**TASK TO CARRY OUT**
Will you write out the data exactly, excluding every picture?

**PROVIDED MATERIAL**
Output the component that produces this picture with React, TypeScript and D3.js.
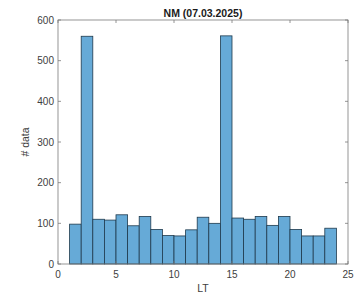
import React, { useEffect, useRef } from "react";
import * as d3 from "d3";

// histogram of LT, one bin per hour (bin edges 1..24)
const binEdges = [1, 2, 3, 4, 5, 6, 7, 8, 9, 10, 11, 12, 13, 14, 15, 16, 17, 18, 19, 20, 21, 22, 23, 24];
const counts = [98, 560, 110, 108, 121, 94, 117, 85, 70, 69, 84, 115, 100, 561, 113, 110, 117, 95, 117, 85, 69, 69, 88];
const xTicks = [0, 5, 10, 15, 20, 25];
const yTicks = [0, 100, 200, 300, 400, 500, 600];

const W = 358;
const H = 293;
const margin = { top: 20, right: 10, bottom: 29, left: 58 };

export default function App() {
  const ref = useRef<SVGSVGElement>(null);

  useEffect(() => {
    const svg = d3.select(ref.current);
    svg.selectAll("*").remove();

    const x = d3.scaleLinear().domain([0, 25]).range([margin.left, W - margin.right]);
    const y = d3.scaleLinear().domain([0, 600]).range([H - margin.bottom, margin.top]);

    const bins = counts.map((c, i) => ({ x0: binEdges[i], x1: binEdges[i + 1], c }));

    svg.append("g")
      .selectAll("rect")
      .data(bins)
      .enter()
      .append("rect")
      .attr("x", d => x(d.x0))
      .attr("y", d => y(d.c))
      .attr("width", d => x(d.x1) - x(d.x0))
      .attr("height", d => y(0) - y(d.c))
      .attr("fill", "#66aad7")
      .attr("stroke", "#1f3a4d")
      .attr("stroke-width", 0.8);

    const axisColor = "#7a7a7a";
    const font = "Liberation Sans, Arial, sans-serif";

    // box
    svg.append("rect")
      .attr("x", x(0))
      .attr("y", y(600))
      .attr("width", x(25) - x(0))
      .attr("height", y(0) - y(600))
      .attr("fill", "none")
      .attr("stroke", axisColor)
      .attr("stroke-width", 0.8);

    const tl = 3;
    // x ticks bottom + top
    xTicks.forEach(t => {
      svg.append("line").attr("x1", x(t)).attr("x2", x(t)).attr("y1", y(0)).attr("y2", y(0) - tl)
        .attr("stroke", axisColor).attr("stroke-width", 0.8);
      svg.append("line").attr("x1", x(t)).attr("x2", x(t)).attr("y1", y(600)).attr("y2", y(600) + tl)
        .attr("stroke", axisColor).attr("stroke-width", 0.8);
      svg.append("text").attr("x", x(t)).attr("y", y(0) + 14)
        .attr("text-anchor", "middle").attr("font-family", font).attr("font-size", 10)
        .attr("fill", "#404040").text(t);
    });
    // y ticks left + right
    yTicks.forEach(t => {
      svg.append("line").attr("x1", x(0)).attr("x2", x(0) + tl).attr("y1", y(t)).attr("y2", y(t))
        .attr("stroke", axisColor).attr("stroke-width", 0.8);
      svg.append("line").attr("x1", x(25)).attr("x2", x(25) - tl).attr("y1", y(t)).attr("y2", y(t))
        .attr("stroke", axisColor).attr("stroke-width", 0.8);
      svg.append("text").attr("x", x(0) - 4).attr("y", y(t) + 3.5)
        .attr("text-anchor", "end").attr("font-family", font).attr("font-size", 10)
        .attr("fill", "#404040").text(t);
    });

    svg.append("text").attr("x", (x(0) + x(25)) / 2).attr("y", 16.5)
      .attr("text-anchor", "middle").attr("font-family", font).attr("font-size", 10.5)
      .attr("font-weight", "bold").attr("fill", "#1a1a1a").text("NM (07.03.2025)");

    svg.append("text").attr("x", (x(0) + x(25)) / 2).attr("y", H - 1)
      .attr("text-anchor", "middle").attr("font-family", font).attr("font-size", 10.5)
      .attr("fill", "#404040").text("LT");

    svg.append("text")
      .attr("transform", `translate(29,${(y(0) + y(600)) / 2}) rotate(-90)`)
      .attr("text-anchor", "middle").attr("font-family", font).attr("font-size", 10.5)
      .attr("fill", "#404040").text("# data");
  }, []);

  return (
    <svg ref={ref} width={W} height={H} style={{ position: "absolute", left: 0, top: 0, background: "#fff" }} />
  );
}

**RESULT OF THIS EXERCISE**
Output the component that produces this picture with React, TypeScript and D3.js.
import React, { useEffect, useRef } from "react";
import * as d3 from "d3";

// histogram of LT, one bin per hour (bin edges 1..24)
const binEdges = [1, 2, 3, 4, 5, 6, 7, 8, 9, 10, 11, 12, 13, 14, 15, 16, 17, 18, 19, 20, 21, 22, 23, 24];
const counts = [98, 560, 110, 108, 121, 94, 117, 85, 70, 69, 84, 115, 100, 561, 113, 110, 117, 95, 117, 85, 69, 69, 88];
const xTicks = [0, 5, 10, 15, 20, 25];
const yTicks = [0, 100, 200, 300, 400, 500, 600];

const W = 358;
const H = 293;
const margin = { top: 20, right: 10, bottom: 29, left: 58 };

export default function App() {
  const ref = useRef<SVGSVGElement>(null);

  useEffect(() => {
    const svg = d3.select(ref.current);
    svg.selectAll("*").remove();

    const x = d3.scaleLinear().domain([0, 25]).range([margin.left, W - margin.right]);
    const y = d3.scaleLinear().domain([0, 600]).range([H - margin.bottom, margin.top]);

    const bins = counts.map((c, i) => ({ x0: binEdges[i], x1: binEdges[i + 1], c }));

    svg.append("g")
      .selectAll("rect")
      .data(bins)
      .enter()
      .append("rect")
      .attr("x", d => x(d.x0))
      .attr("y", d => y(d.c))
      .attr("width", d => x(d.x1) - x(d.x0))
      .attr("height", d => y(0) - y(d.c))
      .attr("fill", "#66aad7")
      .attr("stroke", "#1f3a4d")
      .attr("stroke-width", 0.8);

    const axisColor = "#7a7a7a";
    const font = "Liberation Sans, Arial, sans-serif";

    // box
    svg.append("rect")
      .attr("x", x(0))
      .attr("y", y(600))
      .attr("width", x(25) - x(0))
      .attr("height", y(0) - y(600))
      .attr("fill", "none")
      .attr("stroke", axisColor)
      .attr("stroke-width", 0.8);

    const tl = 3;
    // x ticks bottom + top
    xTicks.forEach(t => {
      svg.append("line").attr("x1", x(t)).attr("x2", x(t)).attr("y1", y(0)).attr("y2", y(0) - tl)
        .attr("stroke", axisColor).attr("stroke-width", 0.8);
      svg.append("line").attr("x1", x(t)).attr("x2", x(t)).attr("y1", y(600)).attr("y2", y(600) + tl)
        .attr("stroke", axisColor).attr("stroke-width", 0.8);
      svg.append("text").attr("x", x(t)).attr("y", y(0) + 14)
        .attr("text-anchor", "middle").attr("font-family", font).attr("font-size", 10)
        .attr("fill", "#404040").text(t);
    });
    // y ticks left + right
    yTicks.forEach(t => {
      svg.append("line").attr("x1", x(0)).attr("x2", x(0) + tl).attr("y1", y(t)).attr("y2", y(t))
        .attr("stroke", axisColor).attr("stroke-width", 0.8);
      svg.append("line").attr("x1", x(25)).attr("x2", x(25) - tl).attr("y1", y(t)).attr("y2", y(t))
        .attr("stroke", axisColor).attr("stroke-width", 0.8);
      svg.append("text").attr("x", x(0) - 4).attr("y", y(t) + 3.5)
        .attr("text-anchor", "end").attr("font-family", font).attr("font-size", 10)
        .attr("fill", "#404040").text(t);
    });

    svg.append("text").attr("x", (x(0) + x(25)) / 2).attr("y", 16.5)
      .attr("text-anchor", "middle").attr("font-family", font).attr("font-size", 10.5)
      .attr("font-weight", "bold").attr("fill", "#1a1a1a").text("NM (07.03.2025)");

    svg.append("text").attr("x", (x(0) + x(25)) / 2).attr("y", H - 1)
      .attr("text-anchor", "middle").attr("font-family", font).attr("font-size", 10.5)
      .attr("fill", "#404040").text("LT");

    svg.append("text")
      .attr("transform", `translate(29,${(y(0) + y(600)) / 2}) rotate(-90)`)
      .attr("text-anchor", "middle").attr("font-family", font).attr("font-size", 10.5)
      .attr("fill", "#404040").text("# data");
  }, []);

  return (
    <svg ref={ref} width={W} height={H} style={{ position: "absolute", left: 0, top: 0, background: "#fff" }} />
  );
}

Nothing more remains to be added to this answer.